• **Job**
Word for word, give the material below again, minus any images.

• **Recorded information**
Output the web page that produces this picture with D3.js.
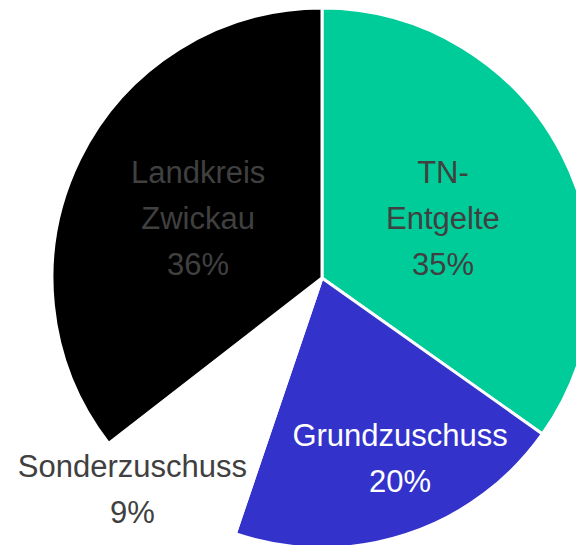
<!DOCTYPE html>
<html><head><meta charset="utf-8">
<script src="https://cdn.jsdelivr.net/npm/d3@7"></script>
<style>html,body{margin:0;padding:0;background:#fff;}svg{display:block;}</style>
</head><body>
<svg id="chart" width="576" height="545"></svg>
<script>
const categories = ["TN-Entgelte", "Grundzuschuss", "Sonderzuschuss", "Landkreis Zwickau"];
const labelLines = [["TN-", "Entgelte"], ["Grundzuschuss"], ["Sonderzuschuss"], ["Landkreis", "Zwickau"]];
const values = [34.8, 20.4, 9.3, 35.5];
const percentLabels = ["35%", "20%", "9%", "36%"];
const colors = ["#00CC99", "#3333CC", "#FFFFFF", "#000000"];
const textColors = ["#404040", "#FFFFFF", "#404040", "#404040"];

const W = 576, H = 545;
const cx = 322, cy = 278, R = 270;
// label placement (radius factor, angle offset in degrees)
const labelPlace = [[0.50, 1], [0.725, -5.5], [1.05, 6.5], [0.51, -0.2]];

const svg = d3.select("#chart");
const g = svg.append("g").attr("transform", `translate(${cx},${cy})`);
const pie = d3.pie().sort(null).value(d => d)(values);
const arc = d3.arc().innerRadius(0).outerRadius(R);

g.selectAll("path.slice").data(pie).enter().append("path")
  .attr("class", "slice")
  .attr("d", arc)
  .attr("fill", (d, i) => colors[i])
  .attr("stroke", "#FFFFFF")
  .attr("stroke-width", 3)
  .attr("stroke-linejoin", "round");

const lineH = 46;
pie.forEach((d, i) => {
  const [rf, off] = labelPlace[i];
  const a = (d.startAngle + d.endAngle) / 2 + off * Math.PI / 180;
  const r = rf * R;
  const x = Math.sin(a) * r, y = -Math.cos(a) * r;
  const lines = labelLines[i].concat([percentLabels[i]]);
  const t = g.append("text")
    .attr("text-anchor", "middle")
    .attr("dominant-baseline", "central")
    .attr("font-family", "'Liberation Sans', Arial, sans-serif")
    .attr("font-size", "31px")
    .attr("fill", textColors[i]);
  lines.forEach((ln, k) => {
    t.append("tspan")
      .attr("x", x)
      .attr("y", y + (k - (lines.length - 1) / 2) * lineH)
      .text(ln);
  });
});
</script>
</body></html>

• **Finished exercise**
Output the web page that produces this picture with D3.js.
<!DOCTYPE html>
<html><head><meta charset="utf-8">
<script src="https://cdn.jsdelivr.net/npm/d3@7"></script>
<style>html,body{margin:0;padding:0;background:#fff;}svg{display:block;}</style>
</head><body>
<svg id="chart" width="576" height="545"></svg>
<script>
const categories = ["TN-Entgelte", "Grundzuschuss", "Sonderzuschuss", "Landkreis Zwickau"];
const labelLines = [["TN-", "Entgelte"], ["Grundzuschuss"], ["Sonderzuschuss"], ["Landkreis", "Zwickau"]];
const values = [34.8, 20.4, 9.3, 35.5];
const percentLabels = ["35%", "20%", "9%", "36%"];
const colors = ["#00CC99", "#3333CC", "#FFFFFF", "#000000"];
const textColors = ["#404040", "#FFFFFF", "#404040", "#404040"];

const W = 576, H = 545;
const cx = 322, cy = 278, R = 270;
// label placement (radius factor, angle offset in degrees)
const labelPlace = [[0.50, 1], [0.725, -5.5], [1.05, 6.5], [0.51, -0.2]];

const svg = d3.select("#chart");
const g = svg.append("g").attr("transform", `translate(${cx},${cy})`);
const pie = d3.pie().sort(null).value(d => d)(values);
const arc = d3.arc().innerRadius(0).outerRadius(R);

g.selectAll("path.slice").data(pie).enter().append("path")
  .attr("class", "slice")
  .attr("d", arc)
  .attr("fill", (d, i) => colors[i])
  .attr("stroke", "#FFFFFF")
  .attr("stroke-width", 3)
  .attr("stroke-linejoin", "round");

const lineH = 46;
pie.forEach((d, i) => {
  const [rf, off] = labelPlace[i];
  const a = (d.startAngle + d.endAngle) / 2 + off * Math.PI / 180;
  const r = rf * R;
  const x = Math.sin(a) * r, y = -Math.cos(a) * r;
  const lines = labelLines[i].concat([percentLabels[i]]);
  const t = g.append("text")
    .attr("text-anchor", "middle")
    .attr("dominant-baseline", "central")
    .attr("font-family", "'Liberation Sans', Arial, sans-serif")
    .attr("font-size", "31px")
    .attr("fill", textColors[i]);
  lines.forEach((ln, k) => {
    t.append("tspan")
      .attr("x", x)
      .attr("y", y + (k - (lines.length - 1) / 2) * lineH)
      .text(ln);
  });
});
</script>
</body></html>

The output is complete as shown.